Tuesday, April 29, 2008

'Bart Got A Room': Tribeca's Best Comedy


By Katey Rich

Bartmain



Teen comedies are experiencing their own kind of highbrow resurgence, with Oscar nominations for Juno and the surprising critical success of the filthy Superbad. Now the Tribeca Film Festival is enchanted with another sex-addled teen, the gawky adolescent Danny of Bart Got A Room. The movie's writer and director Brian Hecker admits influences from the master of teen comedy, John Hughes, but insists the movie's story is not intended to be trendy, just true to life.



"It's a very personal story, so I don't think I was so calculated in my attempt to create a specific sex-themed comedy versus a more romantic-themed comedy," Hecker told me over the phone today. "I wanted to tell a personal story based on the essence of what a kid would be going through."
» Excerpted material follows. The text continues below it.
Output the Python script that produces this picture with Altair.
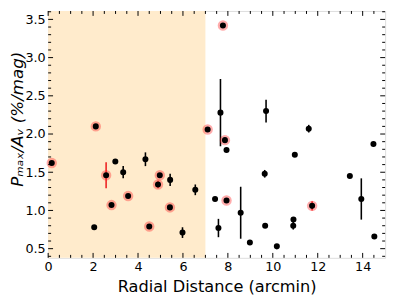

The similarities between Hecker and his hero Danny (Steven Kaplan) are pretty clear. Both are Jewish teenagers growing up in Hollywood, Florida, a retirement community that also hosts, as Hecker explains it, a lot of transplants from New York. Danny's parents are going through a divorce, and while mom (Cheryl Hines) is trying to introduce her new boyfriend as a potential father figure, dad (William H. Macy) is having a hard enough time figuring out how to get any woman to stick around after the first date.



Hecker admits that he based both characters on his parents, but both mom and dad are thrilled with the movie. "My relationship with my parents is very strong, [and] my experiences growing up were certainly entrenched in the world of family," Hecker explains. Both of his parents helped scout locations in Florida, and Hecker's father even met with Macy the night before filming to help the actor get a better idea of the character he was playing. "During dinner, when my dad went to the bathroom, Macy turned to me and said, 'I get it now. He's a sweet man.' "



The real plot of Bart, though, revolves around Danny's attempts to find a prom date, after his best friend since childhood Camille (Alia Shawkat, of "Arrested Development") asks him and he's convinced he can do better. Hecker admits, perhaps begrudgingly, that this part is true too. "I had these delusions of grandeur going with a sexy hot date, and of course I was unsuccessful in my quest." Kaplan, who plays Danny, was a little bit gentler to his director in an interview at the red carpet premiere of Bart last Friday. "He certainly had a very specific vision in mind on how it should play out. But the entire film wasn't autobiographical. There were parts that were exaggerated, parts that were added."



As Bart gets more attention (which it definitely will) and gets picked up by a distributor (which it most definitely will), Kaplan will probably suffer many assumptions that he, in fact, is the Bart of the title. But that role is actually played by Chad Jamian Williams, who appears in just one scene as the mega-nerd who optimistically books himself a hotel room for some post-prom activities. Bart, as Hecker explains it, is really more of a symbol. "You don't really even meet Bart throughout the movie. The fact that he got this room, being the source of great anxiety and pain for the protagonist, is a way to accentuate the ridiculousness of our society. People are so worried about other people having a much better life than theirs."



Hecker says he was a self-described high school "dweeb,"or a self-deprecating nerd. In the movie Danny is definitely that, but eventually he becomes a dweeb who learns to let go and, as Hecker describes it, "feel the aliveness of this individual moment." For those who didn't catch the movie, Kaplan is coy about Danny's fate-- "[He succeeds] maybe not in the way that people were anticipating, but in the greater sense"-- but that's for the best. The ending of Bart, like the movie itself, is a delightful surprise that shouldn't be spoiled.



1 comment:

  1. had the pleasure of seeing this film. Quite funny, really sweet, great time.